### YOUR OBJECTIVE
Copy exactly the lines from the start of the material through the line with "fig = go.Figure()". Pictures stay out of the copy.

### DATA BLOCK
----------------------------------------
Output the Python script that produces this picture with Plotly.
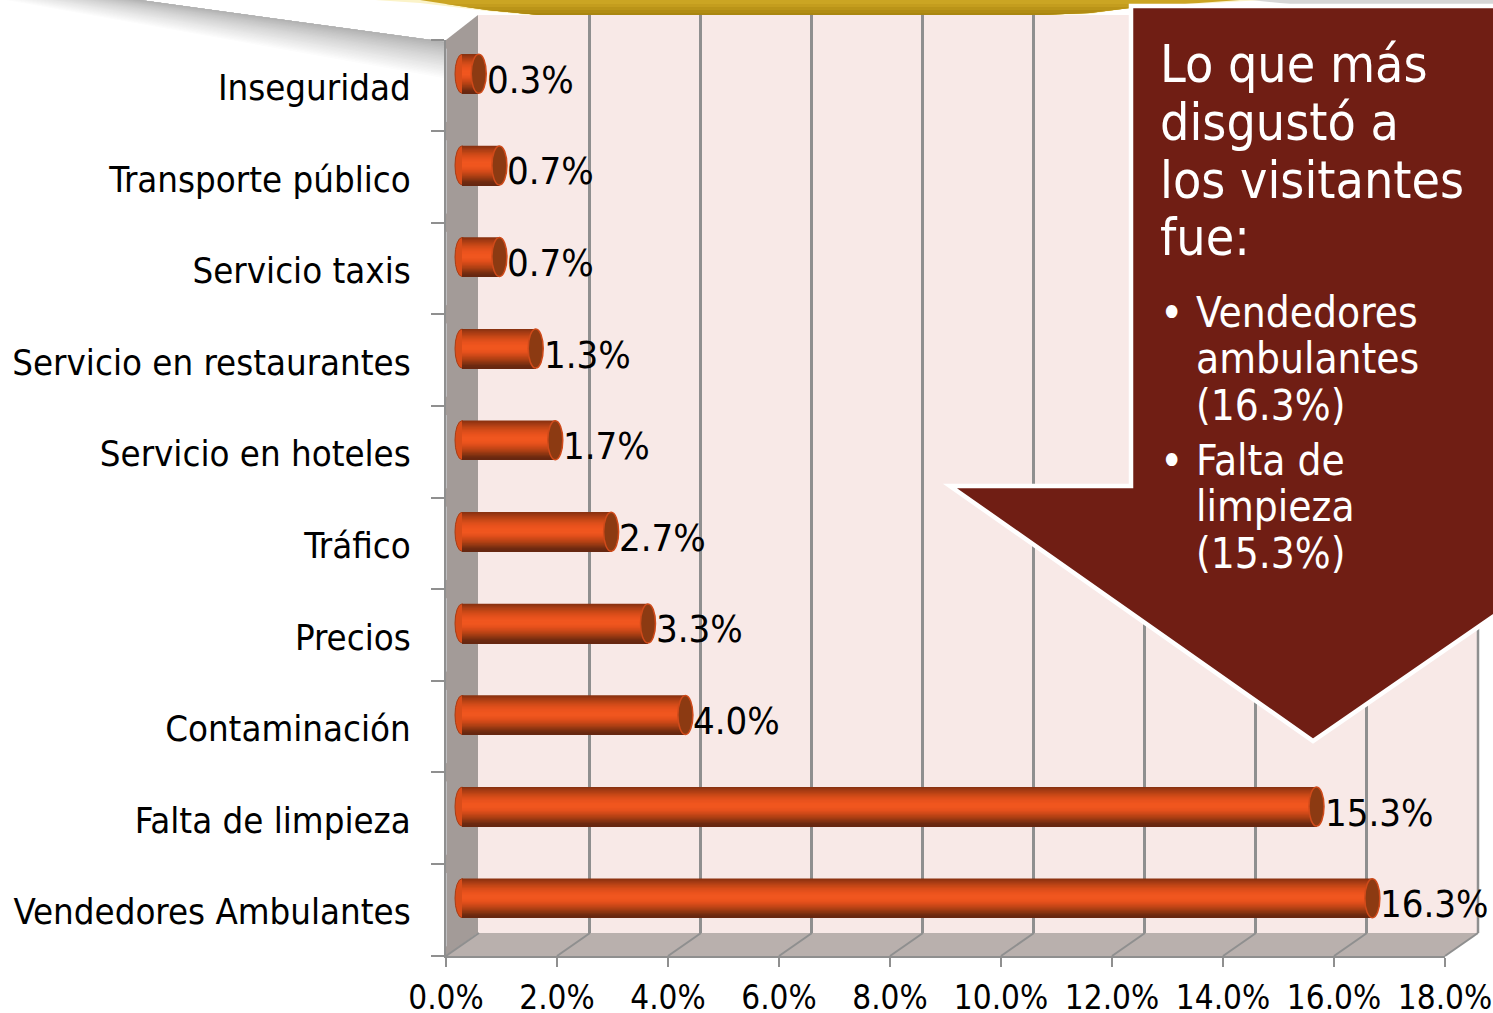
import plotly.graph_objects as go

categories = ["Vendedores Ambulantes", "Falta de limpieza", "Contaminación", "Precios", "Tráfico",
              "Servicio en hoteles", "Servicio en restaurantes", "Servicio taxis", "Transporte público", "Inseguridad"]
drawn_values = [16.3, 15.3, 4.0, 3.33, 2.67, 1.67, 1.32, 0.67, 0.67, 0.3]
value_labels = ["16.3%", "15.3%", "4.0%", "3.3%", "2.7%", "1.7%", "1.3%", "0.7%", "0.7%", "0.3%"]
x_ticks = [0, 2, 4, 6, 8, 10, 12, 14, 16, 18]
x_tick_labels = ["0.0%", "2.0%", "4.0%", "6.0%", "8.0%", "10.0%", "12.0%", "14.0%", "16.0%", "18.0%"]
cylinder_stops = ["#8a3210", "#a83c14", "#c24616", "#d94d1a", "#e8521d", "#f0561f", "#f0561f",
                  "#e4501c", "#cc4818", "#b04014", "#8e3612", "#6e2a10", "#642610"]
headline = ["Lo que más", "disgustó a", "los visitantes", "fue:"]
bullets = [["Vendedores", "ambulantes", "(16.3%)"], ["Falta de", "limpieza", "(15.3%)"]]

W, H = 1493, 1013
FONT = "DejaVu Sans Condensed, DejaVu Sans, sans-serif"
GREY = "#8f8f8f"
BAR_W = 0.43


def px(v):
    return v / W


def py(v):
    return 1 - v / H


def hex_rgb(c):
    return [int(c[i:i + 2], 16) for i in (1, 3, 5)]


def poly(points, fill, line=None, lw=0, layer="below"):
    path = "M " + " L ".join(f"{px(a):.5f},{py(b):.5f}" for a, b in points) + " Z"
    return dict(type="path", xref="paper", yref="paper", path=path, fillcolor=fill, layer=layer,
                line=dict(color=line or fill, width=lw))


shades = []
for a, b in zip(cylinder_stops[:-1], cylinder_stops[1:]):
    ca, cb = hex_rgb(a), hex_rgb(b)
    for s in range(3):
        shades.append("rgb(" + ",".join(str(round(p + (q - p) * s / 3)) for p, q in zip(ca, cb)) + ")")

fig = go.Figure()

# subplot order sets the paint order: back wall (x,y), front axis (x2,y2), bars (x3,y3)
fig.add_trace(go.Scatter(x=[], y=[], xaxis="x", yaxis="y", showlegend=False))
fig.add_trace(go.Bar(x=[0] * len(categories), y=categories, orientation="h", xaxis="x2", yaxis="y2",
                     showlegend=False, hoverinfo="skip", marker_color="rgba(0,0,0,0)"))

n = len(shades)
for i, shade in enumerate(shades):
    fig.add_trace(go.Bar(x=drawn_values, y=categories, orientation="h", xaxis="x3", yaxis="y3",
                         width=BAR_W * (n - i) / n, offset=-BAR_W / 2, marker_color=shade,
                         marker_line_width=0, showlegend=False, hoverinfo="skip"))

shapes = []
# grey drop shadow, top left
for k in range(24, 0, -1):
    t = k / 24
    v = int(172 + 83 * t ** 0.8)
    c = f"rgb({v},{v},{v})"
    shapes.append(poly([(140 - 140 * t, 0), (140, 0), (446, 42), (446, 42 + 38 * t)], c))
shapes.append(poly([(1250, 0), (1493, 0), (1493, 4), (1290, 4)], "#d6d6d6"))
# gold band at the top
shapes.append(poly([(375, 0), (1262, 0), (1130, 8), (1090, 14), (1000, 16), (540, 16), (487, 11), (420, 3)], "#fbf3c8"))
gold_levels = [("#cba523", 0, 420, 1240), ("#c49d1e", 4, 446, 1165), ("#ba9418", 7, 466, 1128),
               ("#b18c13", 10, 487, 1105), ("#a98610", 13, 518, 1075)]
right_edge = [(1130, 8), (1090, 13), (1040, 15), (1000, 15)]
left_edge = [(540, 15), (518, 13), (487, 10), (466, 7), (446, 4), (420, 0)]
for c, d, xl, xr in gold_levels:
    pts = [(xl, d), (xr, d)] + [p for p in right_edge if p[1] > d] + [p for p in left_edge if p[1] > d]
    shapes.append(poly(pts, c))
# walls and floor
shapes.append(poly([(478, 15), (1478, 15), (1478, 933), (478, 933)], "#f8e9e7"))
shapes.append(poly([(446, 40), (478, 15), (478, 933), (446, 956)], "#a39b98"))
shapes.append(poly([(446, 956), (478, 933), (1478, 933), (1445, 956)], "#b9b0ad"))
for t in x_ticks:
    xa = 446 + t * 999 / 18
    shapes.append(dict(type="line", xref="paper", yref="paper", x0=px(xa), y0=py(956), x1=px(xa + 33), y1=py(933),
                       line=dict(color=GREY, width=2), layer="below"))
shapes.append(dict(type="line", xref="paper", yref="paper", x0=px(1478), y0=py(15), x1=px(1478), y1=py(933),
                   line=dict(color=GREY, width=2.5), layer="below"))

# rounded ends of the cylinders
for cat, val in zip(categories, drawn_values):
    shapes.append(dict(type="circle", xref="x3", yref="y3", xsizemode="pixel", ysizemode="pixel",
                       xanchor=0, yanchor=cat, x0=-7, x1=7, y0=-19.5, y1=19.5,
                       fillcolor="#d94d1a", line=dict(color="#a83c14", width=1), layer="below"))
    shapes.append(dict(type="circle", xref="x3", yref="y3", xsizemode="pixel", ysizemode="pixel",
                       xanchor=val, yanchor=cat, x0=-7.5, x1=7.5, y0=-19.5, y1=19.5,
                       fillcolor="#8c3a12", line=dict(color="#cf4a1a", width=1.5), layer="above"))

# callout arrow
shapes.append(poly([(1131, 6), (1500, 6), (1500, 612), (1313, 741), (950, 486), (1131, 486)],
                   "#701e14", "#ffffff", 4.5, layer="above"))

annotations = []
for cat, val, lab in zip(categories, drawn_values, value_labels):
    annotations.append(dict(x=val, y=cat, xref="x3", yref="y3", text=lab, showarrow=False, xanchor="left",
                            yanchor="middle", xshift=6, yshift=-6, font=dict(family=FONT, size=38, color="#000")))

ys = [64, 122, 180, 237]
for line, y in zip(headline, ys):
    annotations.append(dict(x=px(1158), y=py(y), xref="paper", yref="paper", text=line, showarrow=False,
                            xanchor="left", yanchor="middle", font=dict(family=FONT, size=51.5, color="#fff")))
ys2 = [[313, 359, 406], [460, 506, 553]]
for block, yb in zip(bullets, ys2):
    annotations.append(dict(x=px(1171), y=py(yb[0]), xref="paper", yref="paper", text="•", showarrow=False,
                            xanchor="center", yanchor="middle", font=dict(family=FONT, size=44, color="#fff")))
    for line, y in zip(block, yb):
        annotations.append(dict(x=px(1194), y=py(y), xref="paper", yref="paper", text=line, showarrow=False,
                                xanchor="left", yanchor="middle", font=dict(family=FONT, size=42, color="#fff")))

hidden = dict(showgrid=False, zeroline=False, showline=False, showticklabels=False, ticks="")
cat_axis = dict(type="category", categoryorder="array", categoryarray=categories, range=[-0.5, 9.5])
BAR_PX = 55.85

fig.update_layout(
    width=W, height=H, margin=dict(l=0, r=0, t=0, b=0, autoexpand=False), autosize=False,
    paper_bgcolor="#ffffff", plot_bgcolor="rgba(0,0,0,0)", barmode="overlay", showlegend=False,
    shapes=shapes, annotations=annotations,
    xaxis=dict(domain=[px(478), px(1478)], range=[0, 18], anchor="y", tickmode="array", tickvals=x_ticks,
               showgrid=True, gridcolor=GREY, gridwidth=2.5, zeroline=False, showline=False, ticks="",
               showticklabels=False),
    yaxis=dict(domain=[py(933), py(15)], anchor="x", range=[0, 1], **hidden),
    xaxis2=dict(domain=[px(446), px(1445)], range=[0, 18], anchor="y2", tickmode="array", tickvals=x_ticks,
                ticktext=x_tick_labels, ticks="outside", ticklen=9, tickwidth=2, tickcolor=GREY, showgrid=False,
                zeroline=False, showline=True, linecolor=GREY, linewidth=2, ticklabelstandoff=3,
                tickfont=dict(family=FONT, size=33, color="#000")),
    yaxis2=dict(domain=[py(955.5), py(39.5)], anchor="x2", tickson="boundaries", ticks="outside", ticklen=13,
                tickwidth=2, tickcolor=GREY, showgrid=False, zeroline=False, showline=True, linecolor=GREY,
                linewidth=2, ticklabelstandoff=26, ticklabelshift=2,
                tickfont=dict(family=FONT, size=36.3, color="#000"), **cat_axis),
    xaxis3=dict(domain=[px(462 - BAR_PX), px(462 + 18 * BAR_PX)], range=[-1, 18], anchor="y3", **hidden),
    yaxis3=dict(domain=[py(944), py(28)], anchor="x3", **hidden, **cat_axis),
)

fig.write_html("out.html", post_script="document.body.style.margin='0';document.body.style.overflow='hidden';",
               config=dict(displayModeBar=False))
----------------------------------------
### RESPONSE TO THE TASK
Output the Python script that produces this picture with Plotly.
import plotly.graph_objects as go

categories = ["Vendedores Ambulantes", "Falta de limpieza", "Contaminación", "Precios", "Tráfico",
              "Servicio en hoteles", "Servicio en restaurantes", "Servicio taxis", "Transporte público", "Inseguridad"]
drawn_values = [16.3, 15.3, 4.0, 3.33, 2.67, 1.67, 1.32, 0.67, 0.67, 0.3]
value_labels = ["16.3%", "15.3%", "4.0%", "3.3%", "2.7%", "1.7%", "1.3%", "0.7%", "0.7%", "0.3%"]
x_ticks = [0, 2, 4, 6, 8, 10, 12, 14, 16, 18]
x_tick_labels = ["0.0%", "2.0%", "4.0%", "6.0%", "8.0%", "10.0%", "12.0%", "14.0%", "16.0%", "18.0%"]
cylinder_stops = ["#8a3210", "#a83c14", "#c24616", "#d94d1a", "#e8521d", "#f0561f", "#f0561f",
                  "#e4501c", "#cc4818", "#b04014", "#8e3612", "#6e2a10", "#642610"]
headline = ["Lo que más", "disgustó a", "los visitantes", "fue:"]
bullets = [["Vendedores", "ambulantes", "(16.3%)"], ["Falta de", "limpieza", "(15.3%)"]]

W, H = 1493, 1013
FONT = "DejaVu Sans Condensed, DejaVu Sans, sans-serif"
GREY = "#8f8f8f"
BAR_W = 0.43


def px(v):
    return v / W


def py(v):
    return 1 - v / H


def hex_rgb(c):
    return [int(c[i:i + 2], 16) for i in (1, 3, 5)]


def poly(points, fill, line=None, lw=0, layer="below"):
    path = "M " + " L ".join(f"{px(a):.5f},{py(b):.5f}" for a, b in points) + " Z"
    return dict(type="path", xref="paper", yref="paper", path=path, fillcolor=fill, layer=layer,
                line=dict(color=line or fill, width=lw))


shades = []
for a, b in zip(cylinder_stops[:-1], cylinder_stops[1:]):
    ca, cb = hex_rgb(a), hex_rgb(b)
    for s in range(3):
        shades.append("rgb(" + ",".join(str(round(p + (q - p) * s / 3)) for p, q in zip(ca, cb)) + ")")

fig = go.Figure()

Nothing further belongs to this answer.